My six year old nephew recently told me that he was saving up money to get a Sony PlayStation 7… I have heard of a PS 4, but at my age it’s socially acceptable not to be completely up-to-date with the latest console versions… Curious as I was, I politely asked him to elaborate. It soon came clear that the PS7 he was talking about was an up-right arcade machine like the Monster Arcade Senior (link)… So I decided to be a ‘hero’ and make him one (which also gave me an excuse to get some more power tools…). Would be kinda rude not to make him one, right?
Before the build I had to decide on a theme. In this context, I really enjoy playing the Metal Slug series from SNK (link). It is not that I am particularly good at playing any of the Metal Slug games, I just like the pace of the run and gun game series. Furthermore, the games can be played alone or in co-op with a friend (or nephew). I therefore wanted to make an arcade machine inspired by the Metal Slug universe. To wave the carrot a little – this is how the finished ‘Metal Slug Arcade’ machine looks like. More images can be found at the end of this post.
Building an arcade machine is never a straight forward job. I have therefore split the creation of the machine into smaller sections:
The Arcade Cabinet Build
The arcade machine cabinet is made from three 250 x 80 cm (8.2 x 2.6 ft) black 16 mm (0.63 in) melamine faced particle boards. This way I did not have to paint the cabinet after the build. I used the Monster Arcade Senior cabinet as a template for the side panels. I placed one of the particle boards next to it and drew the contours with a pencil. I then modified the outline a little to accommodate the larger control panel and the kickplate area so a door could be inserted at the front of the cabinet.
Two of the particle boards were clamped together before using a jigsaw to cut out the cabinet sides. I used a blade made for sawing in this type of material so I could get some clean chip-free cuts.
This is how the finished sides of the cabinetlook like. The metal control panel is placed in front of the sides. The two plates to the right are for the top and bottom of the cabinet.
I used metal brackets and 3.5 x 17 mm (0.14 x 0.7 in) screws to hold everything together.
I bevelled the rear edge of the top plate to make it look a little nicer.
A 30 mm (1.2 in) Forstner drill bit was used to make some ventilation holes in the bottom plate of the cabinet.
The area under the control panel.
To ease the mounting of the right side board, I pre-installed some brackets.
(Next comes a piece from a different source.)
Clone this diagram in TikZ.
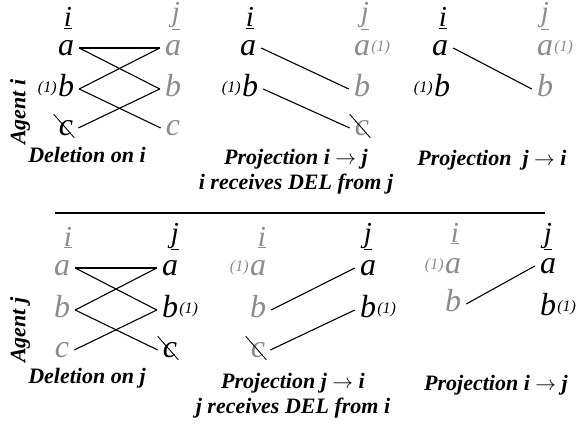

The bottom plate of the marquee with holes for the loudspeskers. The loudspeakers are the real aracde ones. They are really cheap (8-10 $ a pair) and no extra amplifier is needed to drive them – after all, it’s just gaming sounds, so no need for fancy loudspeakers…
…and the machine was standing by itself after approximately 3 hours of intensive arcade building 🙂
I wanted to install a 3 mm acrylic sheet in front of the LCD monitor. To do this, I cut a 10 mm wide and 8 mm deep groove into the bottom marquee board (the one with the loudspeakers). This way I was be able to push the acrylic sheet up and into the groove for a nice finish. The bottom of the acrylic sheet would rest on the wooden horizontal stabilizer which had also been cut a little.
The 24 inch LCD monitor was mounted using a simple VESA 100 bracket. The bracket was attached to a 20 cm (7.9 in) wide particleboard.
To ease the installation of the LCD screen, I used two pieces of wood and some clamps. This way the monitor could be pushed into place from behind and aligned with the cabinet – we want things to be leveled, right?
And finally the acrylic sheet was mounted in front of the LCD monitor.
I then moved the cabinet back into the garden for cutting the T-mold slots with a router.
A couple of arcade wheel was mounted on the back of the cabinet. This way it can easily be moved around by just one person.
The power connection was placed at the back of the cabinet.
The hinges for the front door were installed using a Forstner drill bit and a Dremel.
The kickplate door knob was made from an orange Sanwa balltop, a dustwasher and a shaftcover that was cut down in size.
And finally a small lock was mounted into the front door.